Mais uma vez o mundo real e virtual se juntou naquele pandemônio. O que seria dos eleitores enganados por aquela inteligência artificial? Quem assumiria aqueles votos? Juristas diziam que, em um primeiro momento, o criador da IA teria direito a esse cargo, mas os eleitores poderiam se dizer enganados. Um culto surgiu em busca da verdade por trás da Bergamota da Babilônia. Uns diziam que ela era uma pessoa que foi longe demais contra o sistema no momento que ela reclamou daquele imposto, outros acreditavam que ela era uma ideia maior, que agora era perseguida pelo país.
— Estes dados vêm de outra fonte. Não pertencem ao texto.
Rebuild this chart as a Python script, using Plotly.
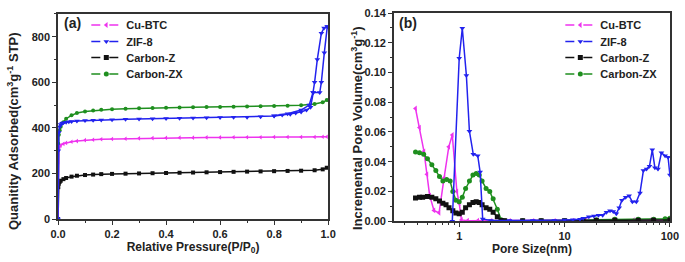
import plotly.graph_objects as go

# ---------------- Panel (a): N2 isotherms ----------------
p_iso = [0, 0.001, 0.003, 0.006, 0.01, 0.02, 0.03, 0.05, 0.07, 0.1, 0.13, 0.16, 0.2, 0.25,
         0.3, 0.35, 0.4, 0.45, 0.5, 0.55, 0.6, 0.65, 0.7, 0.75, 0.8, 0.85, 0.9, 0.95, 0.98, 0.995]
cubtc_iso = [0, 250, 305, 318, 323, 330, 334, 339, 342, 346, 348, 350, 351, 352,
             354, 355, 356, 357, 357, 358, 358, 359, 359, 359, 360, 360, 360, 360, 361, 361]
carbonz_iso = [0, 140, 155, 163, 168, 175, 180, 186, 190, 193, 195, 197, 198, 199,
               200, 201, 202, 203, 204, 205, 206, 207, 208, 209, 210, 211, 212, 214, 218, 225]
carbonzx_iso = [0, 330, 370, 390, 405, 425, 440, 455, 465, 472, 476, 479, 482, 484,
                486, 487, 488, 489, 490, 491, 492, 493, 494, 495, 496, 497, 499, 505, 512, 522]

p_zif_ads = [0, 0.001, 0.003, 0.006, 0.01, 0.015, 0.02, 0.03, 0.04, 0.05, 0.07, 0.1, 0.13,
             0.16, 0.2, 0.25, 0.3, 0.35, 0.4, 0.45, 0.5, 0.55, 0.6, 0.65, 0.7, 0.75, 0.8,
             0.83, 0.86, 0.88, 0.9, 0.92, 0.935, 0.945, 0.969, 0.975, 0.986, 0.997]
zif_ads = [0, 300, 380, 405, 415, 420, 422, 425, 427, 428, 430, 432, 433,
           435, 436, 438, 439, 440, 441, 442, 443, 444, 445, 446, 447, 449, 452,
           456, 460, 465, 470, 478, 490, 555, 555, 600, 730, 845]
p_zif_des = [0.997, 0.985, 0.975, 0.96, 0.95, 0.944, 0.93, 0.9, 0.85, 0.8]
zif_des = [845, 838, 815, 700, 600, 555, 500, 478, 462, 453]

# ---------------- Panel (b): pore size distribution ----------------
d_cubtc = [0.385, 0.42, 0.463, 0.494, 0.524, 0.576, 0.644, 0.718, 0.796, 0.86, 0.95, 1.0,
           1.05, 1.2, 1.5, 2, 3, 5, 8, 12, 16, 20, 30, 45, 65, 100]
v_cubtc = [0.0758, 0.063, 0.047, 0.0315, 0.0173, 0.0072, 0.0056, 0.029, 0.050, 0.058, 0.020, 0.012,
           0.0008, 0.0003, 0.0003, 0.0002, 0.0002, 0.0002, 0.0002, 0.0003, 0.0005, 0.0006, 0.0006, 0.0006, 0.0007, 0.0008]

d_zif = [0.86, 1.0, 1.07, 1.17, 1.25, 1.36, 1.5, 1.58, 1.67, 2, 3, 5, 8, 10, 12, 14,
         15, 17, 19, 21, 23, 25, 27, 29, 31, 33, 35, 38, 41, 44, 48, 52, 56, 60, 64,
         68, 72, 77, 83, 90, 96, 100]
v_zif = [0.0, 0.1096, 0.1298, 0.098, 0.0605, 0.045, 0.044, 0.033, 0.0015, 0.0005, 0.0004, 0.0004, 0.0005, 0.0008, 0.001, 0.0012,
         0.002, 0.003, 0.0035, 0.004, 0.004, 0.006, 0.007, 0.0065, 0.005, 0.009, 0.014, 0.016, 0.017, 0.013, 0.013, 0.019, 0.034, 0.035, 0.037,
         0.048, 0.036, 0.035, 0.046, 0.044, 0.043, 0.031]

d_cz = [0.385, 0.42, 0.45, 0.5, 0.55, 0.6, 0.65, 0.7, 0.75, 0.8, 0.87, 0.93, 1.0, 1.07, 1.15,
        1.25, 1.35, 1.45, 1.55, 1.65, 1.8, 1.95, 2.1, 2.3, 2.5, 2.7, 4, 6, 10, 15, 20, 30, 50, 70, 100]
v_cz = [0.0155, 0.016, 0.016, 0.0165, 0.016, 0.015, 0.0135, 0.012, 0.011, 0.009, 0.007, 0.0055, 0.005, 0.006, 0.009,
        0.011, 0.0125, 0.013, 0.0125, 0.011, 0.009, 0.008, 0.006, 0.003, 0.0005, 0.0002, 0.0002, 0.0002, 0.0003, 0.0004,
        0.0005, 0.0006, 0.0006, 0.0006, 0.0007]

d_czx = [0.385, 0.42, 0.46, 0.5, 0.55, 0.6, 0.65, 0.7, 0.76, 0.82, 0.87, 0.93, 1.0, 1.07, 1.15,
         1.25, 1.35, 1.45, 1.55, 1.65, 1.8, 1.95, 2.1, 2.3, 2.5, 2.7, 4, 6, 10, 15, 20, 30, 50, 70, 90, 100]
v_czx = [0.0465, 0.046, 0.045, 0.042, 0.038, 0.034, 0.030, 0.027, 0.028, 0.027, 0.020, 0.014, 0.013, 0.016, 0.022,
         0.027, 0.031, 0.032, 0.031, 0.027, 0.022, 0.020, 0.015, 0.008, 0.001, 0.0003, 0.0002, 0.0002, 0.0003, 0.0006,
         0.001, 0.0012, 0.0012, 0.0012, 0.0016, 0.002]

names = ["Cu-BTC", "ZIF-8", "Carbon-Z", "Carbon-ZX"]
colors = ["#ee33ee", "#2222ee", "#111111", "#1f8f1f"]
symbols = ["triangle-left", "triangle-down", "square", "circle"]

fig = go.Figure()

def add(x, y, i, xa, ya, size=5):
    fig.add_trace(go.Scatter(x=x, y=y, mode="lines+markers", xaxis=xa, yaxis=ya,
                             line=dict(color=colors[i], width=1.5),
                             marker=dict(symbol=symbols[i], size=size, color=colors[i]),
                             showlegend=False))

# panel a
add(p_iso, carbonz_iso, 2, "x", "y", 4)
add(p_iso, carbonzx_iso, 3, "x", "y", 4)
add(p_iso, cubtc_iso, 0, "x", "y", 4)
add(p_zif_ads, zif_ads, 1, "x", "y", 5)
add(p_zif_des, zif_des, 1, "x", "y", 5)
# panel b
add(d_cubtc, v_cubtc, 0, "x2", "y2")
add(d_czx, v_czx, 3, "x2", "y2")
add(d_cz, v_cz, 2, "x2", "y2")
add(d_zif, v_zif, 1, "x2", "y2")

axcol = "#333333"
FONT = "Arial, Liberation Sans"
tickfont = dict(family=FONT, size=11, color="#222", weight="bold")
titlefont = dict(family=FONT, size=12, color="#222", weight="bold")
ytitlefont = dict(family=FONT, size=13, color="#222", weight="bold")
legfont = dict(family=FONT, size=11, color="#222", weight="bold")

# legend entries (dashed line + marker), one small legend box per entry for tight spacing
legend_rows_px = [25, 41.5, 57.5, 74]
legend_layout = {}
k = 1
for xa, ya, lx in [("x", "y", 0.126), ("x2", "y2", 0.818)]:
    for i, n in enumerate(names):
        lname = "legend" if k == 1 else f"legend{k}"
        fig.add_trace(go.Scatter(x=[None], y=[None], mode="lines+markers", name=n,
                                 xaxis=xa, yaxis=ya, legend=lname,
                                 line=dict(color=colors[i], width=1.5, dash="dash"),
                                 marker=dict(symbol=symbols[i], size=5, color=colors[i])))
        legend_layout[lname] = dict(x=lx, y=1 - legend_rows_px[i] / 262, xanchor="left", yanchor="middle",
                                    bgcolor="rgba(0,0,0,0)", font=legfont, itemwidth=30)
        k += 1

common = dict(showline=True, linecolor=axcol, linewidth=1.5, mirror=True, ticks="outside",
              ticklen=4, tickwidth=1.2, tickcolor=axcol, showgrid=False, zeroline=False,
              tickfont=tickfont, automargin=False,
              minor=dict(ticks="outside", ticklen=2.5, tickwidth=1, tickcolor=axcol))

fig.update_layout(
    width=685, height=262, margin=dict(l=0, r=0, t=0, b=0, autoexpand=False),
    paper_bgcolor="white", plot_bgcolor="white",
    xaxis=dict(domain=[0.0847, 0.479], anchor="y", range=[0, 1.0], dtick=0.2, tickformat=".1f",
               title=dict(text="Relative Pressure(P/P<sub>0</sub>)", standoff=2, font=titlefont), **common),
    yaxis=dict(domain=[0.164, 0.947], anchor="x", range=[0, 900], tickvals=[0, 200, 400, 600, 800], **common),
    xaxis2=dict(domain=[0.575, 0.978], anchor="y2", type="log", range=[-0.62, 2.0],
                tickvals=[1, 10, 100], ticktext=["1", "10", "100"],
                title=dict(text="Pore Size(nm)", standoff=2, font=titlefont), **common),
    yaxis2=dict(domain=[0.156, 0.950], anchor="x2", range=[0, 0.14], dtick=0.02, tickformat=".2f", **common),
    annotations=[
        dict(text="(a)", x=0.09, y=0.95, xref="paper", yref="paper", xanchor="left", yanchor="top",
             showarrow=False, font=dict(family=FONT, size=14, color="#222", weight="bold")),
        dict(text="(b)", x=0.58, y=0.95, xref="paper", yref="paper", xanchor="left", yanchor="top",
             showarrow=False, font=dict(family=FONT, size=14, color="#222", weight="bold")),
        dict(text="Quanitity Adsorbed(cm<sup>3</sup>g<sup>-1</sup> STP)", textangle=-90,
             x=13 / 685, y=1 - 131 / 262, xref="paper", yref="paper", xanchor="center", yanchor="middle",
             showarrow=False, font=ytitlefont),
        dict(text="Incremental Pore Volume(cm<sup>3</sup>g<sup>-1</sup>)", textangle=-90,
             x=357 / 685, y=1 - 128 / 262, xref="paper", yref="paper", xanchor="center", yanchor="middle",
             showarrow=False, font=ytitlefont),
    ],
    **legend_layout,
)
fig.layout.xaxis.minor.dtick = 0.1
fig.layout.yaxis.minor.dtick = 100
fig.layout.yaxis2.minor.dtick = 0.01
fig.layout.xaxis2.minor.dtick = "D1"

fig.write_html("out.html", config={"displayModeBar": False},
               post_script="document.body.style.margin='0';")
Ninguém conseguia entrar em um acordo sobre a natureza daquela ideologia mas todos concordavam que a mente era o vilão, não o verdadeiro vilão mas a marionete manejada para destruir tudo aquilo que acreditavam, seja lá o que eles acreditavam.

No exterior discutiam como aquilo afetaria as futuras eleições. Se uma pessoa sozinha podia causar aquilo, imagina o que um país poderia fazer, com todos os recursos tecnológicos e humanos que tem disponível. O jogo democrático estava ameaçado.
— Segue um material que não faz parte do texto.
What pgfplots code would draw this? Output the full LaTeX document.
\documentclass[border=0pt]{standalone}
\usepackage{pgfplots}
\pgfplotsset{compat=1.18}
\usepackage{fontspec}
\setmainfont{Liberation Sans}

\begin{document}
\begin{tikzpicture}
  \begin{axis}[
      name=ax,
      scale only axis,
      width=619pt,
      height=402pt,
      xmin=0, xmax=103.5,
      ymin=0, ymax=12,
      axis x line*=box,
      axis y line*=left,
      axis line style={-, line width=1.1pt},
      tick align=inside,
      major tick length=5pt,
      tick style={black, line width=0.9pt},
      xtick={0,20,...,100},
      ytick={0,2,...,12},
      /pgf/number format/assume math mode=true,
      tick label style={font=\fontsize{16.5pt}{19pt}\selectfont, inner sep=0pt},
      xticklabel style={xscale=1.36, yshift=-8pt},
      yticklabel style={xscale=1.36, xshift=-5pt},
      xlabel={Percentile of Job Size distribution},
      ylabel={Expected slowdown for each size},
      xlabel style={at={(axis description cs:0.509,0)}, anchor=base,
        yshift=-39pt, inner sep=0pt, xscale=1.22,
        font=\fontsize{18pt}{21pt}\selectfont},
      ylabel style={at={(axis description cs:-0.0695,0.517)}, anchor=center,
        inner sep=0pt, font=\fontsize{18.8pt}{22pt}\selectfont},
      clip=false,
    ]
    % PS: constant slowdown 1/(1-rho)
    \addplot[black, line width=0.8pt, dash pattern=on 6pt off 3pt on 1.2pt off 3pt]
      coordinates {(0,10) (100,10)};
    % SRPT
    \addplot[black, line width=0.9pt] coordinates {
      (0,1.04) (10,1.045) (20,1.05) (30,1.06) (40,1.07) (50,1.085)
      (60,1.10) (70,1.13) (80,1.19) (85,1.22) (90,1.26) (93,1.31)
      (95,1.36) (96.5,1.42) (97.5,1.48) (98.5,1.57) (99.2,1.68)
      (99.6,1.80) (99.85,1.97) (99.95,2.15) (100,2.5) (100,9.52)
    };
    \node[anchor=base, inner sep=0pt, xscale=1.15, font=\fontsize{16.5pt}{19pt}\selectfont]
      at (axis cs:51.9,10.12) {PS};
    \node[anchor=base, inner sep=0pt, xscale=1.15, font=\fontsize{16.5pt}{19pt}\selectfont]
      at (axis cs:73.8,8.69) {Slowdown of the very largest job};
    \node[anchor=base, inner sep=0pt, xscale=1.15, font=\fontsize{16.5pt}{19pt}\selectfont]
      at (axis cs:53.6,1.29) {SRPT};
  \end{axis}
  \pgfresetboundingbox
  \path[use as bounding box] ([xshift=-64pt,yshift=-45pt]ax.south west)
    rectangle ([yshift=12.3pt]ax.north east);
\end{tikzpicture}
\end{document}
O criador daquela IA deixou claro que não pretendia seguir a carreira política. Tinha mais interesse em evitar que as redes sociais pudessem exercer tamanho impacto, de forma deliberada na sociedade em que viviam. Fez um tour de palestras em diferentes universidades, denunciou alguns barões do Vale do Silício ao mesmo tempo que propôs mudanças a outros. Governos e até mesmo a ONU o consultavam para saber como agir.

Mas assim como sua criação, tivemos mais uma vítima naquele episódio. A justiça pediu sua prisão (talvez fosse coincidência que o juiz tinha boa passagem no Congresso, e também coincidência que os políticos preferiam a valsa do silício que pisar na rua em busca de votos) e naquele dia ninguém o encontrou. Mais uma vez as narrativas conspiratórias voltaram, mas sem nenhuma resposta clara. Alguns diziam que ele havia pedido refúgio em alguma autocracia e, em troca, iria ajudar na perpetuação daquele poder, outros tinham certeza que ele havia sido assassinado pela horda de fanáticos que seguia @Berga. A resposta, talvez nunca mais saberíamos.
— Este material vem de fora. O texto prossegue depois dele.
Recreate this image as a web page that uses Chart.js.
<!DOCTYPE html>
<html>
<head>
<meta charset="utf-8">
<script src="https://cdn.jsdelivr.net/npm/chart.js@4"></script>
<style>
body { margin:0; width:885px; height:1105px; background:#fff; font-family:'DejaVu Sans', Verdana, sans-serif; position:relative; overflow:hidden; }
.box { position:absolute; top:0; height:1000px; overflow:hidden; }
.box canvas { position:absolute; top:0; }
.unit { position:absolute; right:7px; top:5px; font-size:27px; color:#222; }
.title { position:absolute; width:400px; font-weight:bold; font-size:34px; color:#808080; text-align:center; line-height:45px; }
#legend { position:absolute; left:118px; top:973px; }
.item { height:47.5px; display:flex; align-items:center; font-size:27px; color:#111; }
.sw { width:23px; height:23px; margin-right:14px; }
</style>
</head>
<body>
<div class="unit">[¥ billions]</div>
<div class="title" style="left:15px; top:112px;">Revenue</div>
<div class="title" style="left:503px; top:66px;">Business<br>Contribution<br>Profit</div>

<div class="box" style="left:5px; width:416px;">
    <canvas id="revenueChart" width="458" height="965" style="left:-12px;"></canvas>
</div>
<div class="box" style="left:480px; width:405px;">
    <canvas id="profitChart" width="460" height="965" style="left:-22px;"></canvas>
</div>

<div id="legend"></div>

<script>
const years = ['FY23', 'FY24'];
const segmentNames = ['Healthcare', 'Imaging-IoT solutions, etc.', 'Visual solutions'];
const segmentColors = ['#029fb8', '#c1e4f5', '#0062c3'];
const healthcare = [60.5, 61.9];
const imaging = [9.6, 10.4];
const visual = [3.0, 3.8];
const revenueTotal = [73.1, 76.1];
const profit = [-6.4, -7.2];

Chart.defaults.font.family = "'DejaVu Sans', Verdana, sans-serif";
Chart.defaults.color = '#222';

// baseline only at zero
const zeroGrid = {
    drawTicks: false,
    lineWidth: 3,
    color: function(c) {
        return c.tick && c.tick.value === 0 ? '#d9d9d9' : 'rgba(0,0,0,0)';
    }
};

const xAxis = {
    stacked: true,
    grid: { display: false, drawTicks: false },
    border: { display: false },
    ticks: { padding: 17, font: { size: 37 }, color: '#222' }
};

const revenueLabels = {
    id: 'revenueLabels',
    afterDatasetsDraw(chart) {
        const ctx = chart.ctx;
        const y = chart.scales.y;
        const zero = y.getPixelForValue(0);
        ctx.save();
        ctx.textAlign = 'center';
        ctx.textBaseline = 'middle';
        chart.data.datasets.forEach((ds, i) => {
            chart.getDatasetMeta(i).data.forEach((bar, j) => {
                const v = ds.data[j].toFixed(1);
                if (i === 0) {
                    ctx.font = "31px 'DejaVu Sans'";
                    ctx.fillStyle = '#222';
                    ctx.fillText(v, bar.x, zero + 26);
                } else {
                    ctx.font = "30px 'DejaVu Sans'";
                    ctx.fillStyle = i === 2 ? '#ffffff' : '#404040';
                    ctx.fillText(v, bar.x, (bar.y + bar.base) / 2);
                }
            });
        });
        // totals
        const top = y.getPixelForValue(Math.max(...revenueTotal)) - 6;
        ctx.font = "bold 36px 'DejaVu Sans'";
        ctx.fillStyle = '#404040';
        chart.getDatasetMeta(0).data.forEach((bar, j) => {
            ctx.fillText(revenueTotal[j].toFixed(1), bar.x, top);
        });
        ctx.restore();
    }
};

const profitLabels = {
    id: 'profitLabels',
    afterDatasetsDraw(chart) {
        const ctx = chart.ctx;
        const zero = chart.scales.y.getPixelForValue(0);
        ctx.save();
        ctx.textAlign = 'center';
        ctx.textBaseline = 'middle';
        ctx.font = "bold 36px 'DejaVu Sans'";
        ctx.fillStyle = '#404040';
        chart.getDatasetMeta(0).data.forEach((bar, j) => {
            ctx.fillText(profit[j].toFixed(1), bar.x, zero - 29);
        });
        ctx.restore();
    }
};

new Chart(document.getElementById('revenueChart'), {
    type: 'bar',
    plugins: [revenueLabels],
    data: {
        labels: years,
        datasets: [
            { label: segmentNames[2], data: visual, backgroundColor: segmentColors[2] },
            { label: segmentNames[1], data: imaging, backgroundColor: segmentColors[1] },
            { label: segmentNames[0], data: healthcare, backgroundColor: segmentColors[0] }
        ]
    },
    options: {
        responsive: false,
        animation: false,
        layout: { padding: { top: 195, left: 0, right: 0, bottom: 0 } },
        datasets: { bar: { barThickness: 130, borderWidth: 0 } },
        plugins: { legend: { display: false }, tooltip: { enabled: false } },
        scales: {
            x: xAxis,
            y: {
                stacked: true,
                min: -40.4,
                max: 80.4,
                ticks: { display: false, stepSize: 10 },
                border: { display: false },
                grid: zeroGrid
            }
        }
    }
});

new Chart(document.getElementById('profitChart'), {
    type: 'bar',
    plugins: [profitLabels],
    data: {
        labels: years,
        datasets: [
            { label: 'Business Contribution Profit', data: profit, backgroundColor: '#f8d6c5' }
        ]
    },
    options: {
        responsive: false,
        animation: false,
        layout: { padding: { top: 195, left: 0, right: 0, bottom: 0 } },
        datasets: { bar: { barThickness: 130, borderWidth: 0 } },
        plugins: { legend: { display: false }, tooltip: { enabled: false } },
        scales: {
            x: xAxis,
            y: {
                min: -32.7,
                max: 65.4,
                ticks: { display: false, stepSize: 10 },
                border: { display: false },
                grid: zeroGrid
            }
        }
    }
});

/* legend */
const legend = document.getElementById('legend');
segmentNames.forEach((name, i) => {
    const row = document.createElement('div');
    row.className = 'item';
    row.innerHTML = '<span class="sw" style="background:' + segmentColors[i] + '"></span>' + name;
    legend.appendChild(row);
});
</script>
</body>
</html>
Mas uma coisa é certa. Os amigos estavam certos, aquilo era só uma moda. O novo Congresso tomou posse, uma nova rede social viralizou e em alguns meses o algoritmo voltava a reger as relações sociais. Aquele episódio era só mais um episódio engraçado em uma eleição qualquer, igual daquela vez, há décadas atrás, quando uma cidade qualquer elegeu um Burro como prefeito.



PS.: Assustador ou não, todas as imagens desse post foram feitas com Inteligência Artificial.